■ THE EXERCISE: Print the lines from the one that contains "Emit a Python" to the one that contains "fig = go.Figure()", inclusive, exactly as they appear, and please drop any pictures.

■ MATERIAL FOR THIS EXERCISE:
================================

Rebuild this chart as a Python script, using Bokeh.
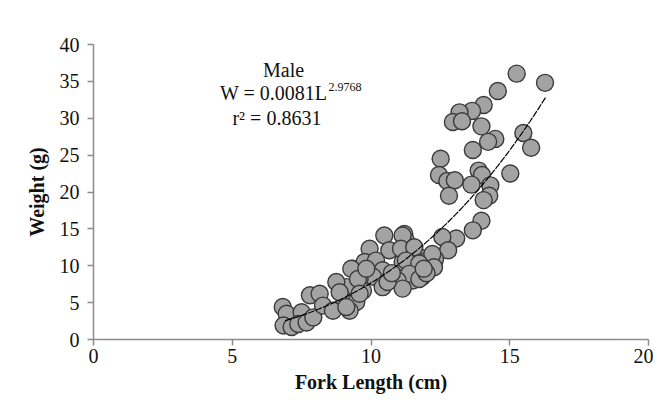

================================

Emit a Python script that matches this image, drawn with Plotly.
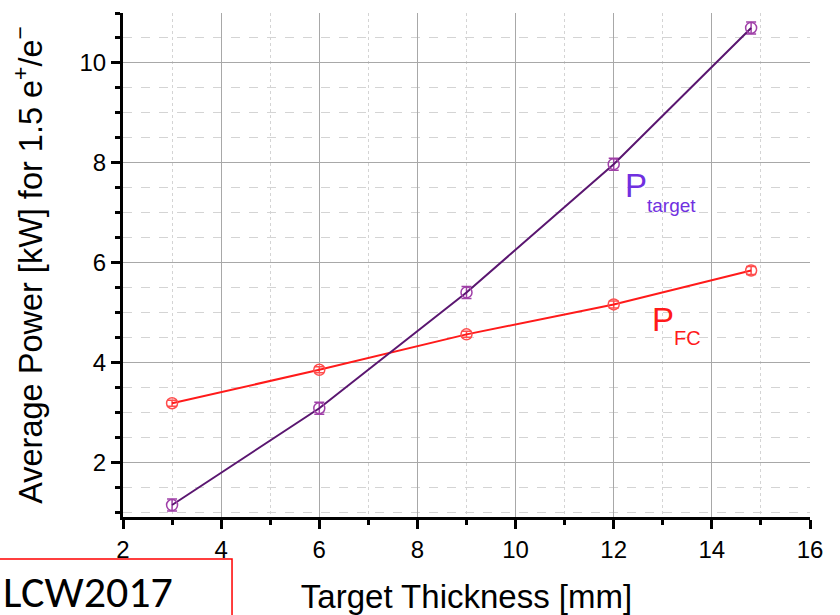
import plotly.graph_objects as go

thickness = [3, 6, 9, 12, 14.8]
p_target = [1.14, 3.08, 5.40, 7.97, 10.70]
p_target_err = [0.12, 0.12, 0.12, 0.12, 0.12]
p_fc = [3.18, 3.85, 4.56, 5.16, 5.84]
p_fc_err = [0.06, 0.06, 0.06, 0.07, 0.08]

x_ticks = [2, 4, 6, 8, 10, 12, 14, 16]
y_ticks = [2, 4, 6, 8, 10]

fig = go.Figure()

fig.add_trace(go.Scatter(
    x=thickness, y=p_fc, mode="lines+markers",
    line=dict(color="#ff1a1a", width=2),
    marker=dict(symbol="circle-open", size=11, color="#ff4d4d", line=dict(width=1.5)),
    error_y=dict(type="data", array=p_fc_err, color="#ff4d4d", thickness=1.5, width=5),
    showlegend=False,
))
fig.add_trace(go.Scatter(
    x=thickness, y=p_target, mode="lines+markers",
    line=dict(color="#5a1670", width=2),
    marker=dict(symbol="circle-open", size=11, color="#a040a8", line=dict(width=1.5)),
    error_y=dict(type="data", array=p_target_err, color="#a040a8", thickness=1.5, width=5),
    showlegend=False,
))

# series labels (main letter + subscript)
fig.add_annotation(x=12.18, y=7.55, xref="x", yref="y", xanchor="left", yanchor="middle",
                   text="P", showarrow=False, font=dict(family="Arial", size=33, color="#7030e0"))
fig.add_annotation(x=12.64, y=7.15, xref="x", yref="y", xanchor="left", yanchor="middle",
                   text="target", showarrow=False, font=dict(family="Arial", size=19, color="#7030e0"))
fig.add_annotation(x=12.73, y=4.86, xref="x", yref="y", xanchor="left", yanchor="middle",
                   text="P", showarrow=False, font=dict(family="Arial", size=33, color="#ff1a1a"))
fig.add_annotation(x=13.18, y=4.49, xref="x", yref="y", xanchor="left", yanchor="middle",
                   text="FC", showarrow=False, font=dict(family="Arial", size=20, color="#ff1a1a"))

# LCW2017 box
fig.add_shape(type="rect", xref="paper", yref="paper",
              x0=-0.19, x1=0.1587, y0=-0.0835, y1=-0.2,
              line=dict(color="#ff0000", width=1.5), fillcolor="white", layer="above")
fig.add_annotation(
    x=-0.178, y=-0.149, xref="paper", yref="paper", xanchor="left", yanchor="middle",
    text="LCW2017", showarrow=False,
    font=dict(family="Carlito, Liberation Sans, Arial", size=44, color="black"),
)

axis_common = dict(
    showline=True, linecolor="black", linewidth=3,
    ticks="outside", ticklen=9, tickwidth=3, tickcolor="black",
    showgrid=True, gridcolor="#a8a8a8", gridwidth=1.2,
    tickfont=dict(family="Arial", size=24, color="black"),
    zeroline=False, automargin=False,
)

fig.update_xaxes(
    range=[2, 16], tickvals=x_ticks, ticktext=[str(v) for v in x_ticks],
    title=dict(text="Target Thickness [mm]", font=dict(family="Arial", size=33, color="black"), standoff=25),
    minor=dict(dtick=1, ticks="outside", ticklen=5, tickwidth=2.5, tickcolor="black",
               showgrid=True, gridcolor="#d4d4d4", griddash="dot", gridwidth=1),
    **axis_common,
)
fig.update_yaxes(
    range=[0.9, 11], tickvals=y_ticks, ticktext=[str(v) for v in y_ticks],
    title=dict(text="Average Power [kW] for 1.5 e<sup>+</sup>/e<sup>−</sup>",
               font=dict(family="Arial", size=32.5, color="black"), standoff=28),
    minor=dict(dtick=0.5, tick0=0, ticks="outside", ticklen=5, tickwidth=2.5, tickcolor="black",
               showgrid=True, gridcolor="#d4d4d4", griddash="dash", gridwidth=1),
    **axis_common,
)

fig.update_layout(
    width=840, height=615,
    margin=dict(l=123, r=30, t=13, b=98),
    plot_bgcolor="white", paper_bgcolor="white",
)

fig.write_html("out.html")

================================

■ TASK OUTPUT:
Emit a Python script that matches this image, drawn with Plotly.
import plotly.graph_objects as go

thickness = [3, 6, 9, 12, 14.8]
p_target = [1.14, 3.08, 5.40, 7.97, 10.70]
p_target_err = [0.12, 0.12, 0.12, 0.12, 0.12]
p_fc = [3.18, 3.85, 4.56, 5.16, 5.84]
p_fc_err = [0.06, 0.06, 0.06, 0.07, 0.08]

x_ticks = [2, 4, 6, 8, 10, 12, 14, 16]
y_ticks = [2, 4, 6, 8, 10]

fig = go.Figure()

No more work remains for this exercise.